Heed old shelter signs? If nuke is REALLY coming, maybe not

In this Tuesday, Sept. 26, 2017 photo, Derek Boese, the Chief Administrative and Public Information Officer for the Southeast Louisiana Flood Protection Authority-East, uses a flashlight to illuminate the stair well of a Cold War era Civil Defense bunker in New Orleans. In a real nuclear disaster, taking cover in a building bearing a rusted yellow fallout shelter symbol may not be the best option anymore. Experts say the shelters in schools and courthouses are often aging relics from the Cold War that haven’t been maintained. And conventional wisdom has changed. (Max Becherer /The Advocate via AP)

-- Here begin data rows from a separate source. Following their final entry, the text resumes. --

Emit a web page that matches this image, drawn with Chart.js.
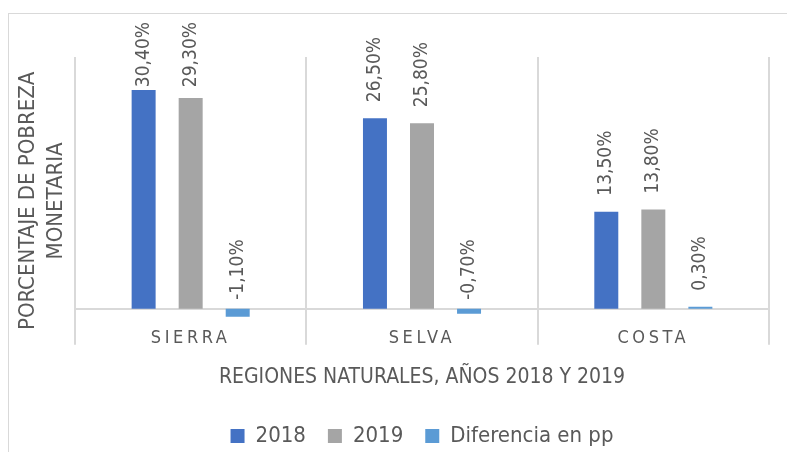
<!DOCTYPE html>
<html><head><meta charset="utf-8">
<script src="https://cdn.jsdelivr.net/npm/chart.js@4.4.1/dist/chart.umd.min.js"></script>
<style>
html,body{margin:0;padding:0;background:#fff;overflow:hidden;width:787px;height:452px;}
#frame{position:absolute;left:8px;top:13px;width:820px;height:480px;border:1px solid #d9d9d9;box-sizing:border-box;}
#wrap{position:absolute;left:0;top:0;width:787px;height:452px;}
</style></head><body>
<div id="frame"></div>
<div id="wrap"><canvas id="c" width="787" height="452"></canvas></div>
<script>
const categories = ['SIERRA', 'SELVA', 'COSTA'];
const values2018 = [30.4, 26.5, 13.5];
const values2019 = [29.3, 25.8, 13.8];
const valuesDiff = [-1.1, -0.7, 0.3];
const seriesNames = ['2018', '2019', 'Diferencia en pp'];
const seriesColors = ['#4472C4', '#A5A5A5', '#5B9BD5'];
const yTitleLines = ['PORCENTAJE DE POBREZA', 'MONETARIA'];
const xTitle = 'REGIONES NATURALES, AÑOS 2018 Y 2019';

const FONT = "'Liberation Sans Narrow', 'DejaVu Sans Condensed', sans-serif";
const TXT = '#595959';

function fmt(v) { return v.toFixed(2).replace('.', ',') + '%'; }

const labelPlugin = {
  id: 'barLabels',
  afterDatasetsDraw(chart) {
    const ctx = chart.ctx;
    const y0 = chart.scales.y.getPixelForValue(0);
    ctx.save();
    ctx.font = '19px ' + FONT;
    ctx.fillStyle = TXT;
    ctx.textAlign = 'left';
    ctx.textBaseline = 'middle';
    chart.data.datasets.forEach((ds, i) => {
      const meta = chart.getDatasetMeta(i);
      meta.data.forEach((bar, j) => {
        const v = ds.data[j];
        const txt = fmt(v);
        const w = ctx.measureText(txt).width;
        let bottom = v >= 0 ? bar.y - 16 : y0 - 9;
        if (bottom - w < 22) bottom = 22 + w;
        ctx.save();
        ctx.translate(bar.x, bottom);
        ctx.rotate(-Math.PI / 2);
        ctx.fillText(txt, 0, 0);
        ctx.restore();
      });
    });
    ctx.restore();
  }
};

const spacingPlugin = {
  id: 'tickSpacing',
  beforeDraw(chart) {
    const s = chart.scales.x;
    if (s && !s.__patched) {
      const orig = s.drawLabels;
      s.drawLabels = function (area) {
        this.ctx.save();
        this.ctx.letterSpacing = '3.6px';
        orig.call(this, area);
        this.ctx.restore();
      };
      s.__patched = true;
    }
  }
};

new Chart(document.getElementById('c'), {
  type: 'bar',
  data: {
    labels: categories,
    datasets: [
      { label: seriesNames[0], data: values2018, backgroundColor: seriesColors[0] },
      { label: seriesNames[1], data: values2019, backgroundColor: seriesColors[1] },
      { label: seriesNames[2], data: valuesDiff, backgroundColor: seriesColors[2] }
    ]
  },
  options: {
    responsive: false,
    animation: false,
    devicePixelRatio: 1,
    datasets: { bar: { categoryPercentage: 0.61, barPercentage: 0.51 } },
    layout: { padding: { left: 8, right: 18, top: 57, bottom: -5 } },
    scales: {
      x: {
        type: 'category',
        position: { y: 0 },
        offset: true,
        grid: { offset: true, drawTicks: false, color: '#d9d9d9', lineWidth: 2 },
        border: { display: true, color: '#d9d9d9', width: 2 },
        ticks: { color: TXT, font: { family: FONT, size: 18 }, padding: 19, maxRotation: 0, autoSkip: false }
      },
      y: {
        min: -5, max: 35,
        ticks: { display: false },
        grid: { display: false, drawTicks: false },
        border: { display: false },
        title: {
          display: true, text: yTitleLines, color: TXT,
          font: { family: FONT, size: 22, lineHeight: 28 / 22 },
          padding: { top: 6.5, bottom: 4.5 }
        }
      }
    },
    plugins: {
      legend: {
        position: 'bottom', fullSize: false,
        labels: { boxWidth: 14, boxHeight: 14, padding: 22, color: TXT, font: { family: FONT, size: 22 } }
      },
      title: {
        display: true, position: 'bottom', fullSize: false, weight: 500,
        text: xTitle, color: TXT,
        font: { family: FONT, size: 21, weight: 'normal', lineHeight: 1.2 },
        padding: { top: 20, bottom: 13 }
      },
      tooltip: { enabled: false }
    }
  },
  plugins: [labelPlugin, spacingPlugin]
});
</script>
</body></html>
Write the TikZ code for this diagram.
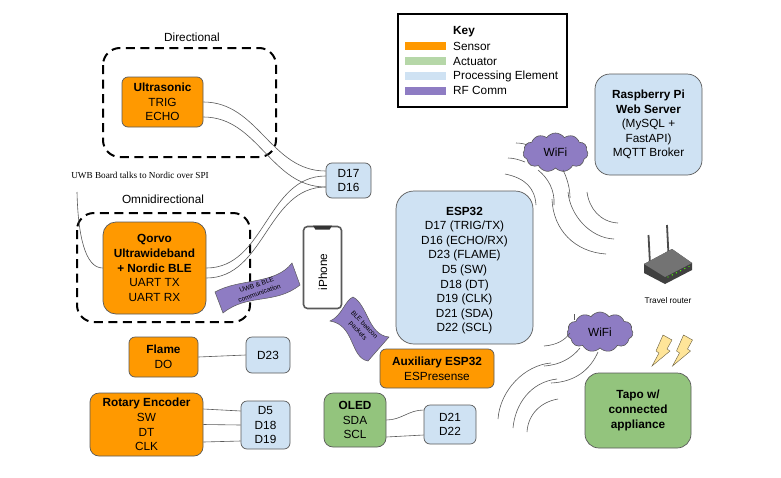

In this Tuesday, Jan. 16, 2018 photo, a fallout shelter sign hangs on a building on East 9th Street in New York. The fallout shelters, marked with metal signs featuring the symbol for radiation — three joined triangles inside a circle — were set up in tens of thousands of buildings nationwide in the early 1960s amid the nuclear arms race. In New York City alone there were believed to be about 18,000. (AP Photo/Mary Altaffer)

NEW YORK — A generation of Americans knew just what to do in the event of a nuclear attack — or during a major false alarm, like the one over the weekend in Hawaii. Take cover in a building bearing a yellow fallout shelter symbol.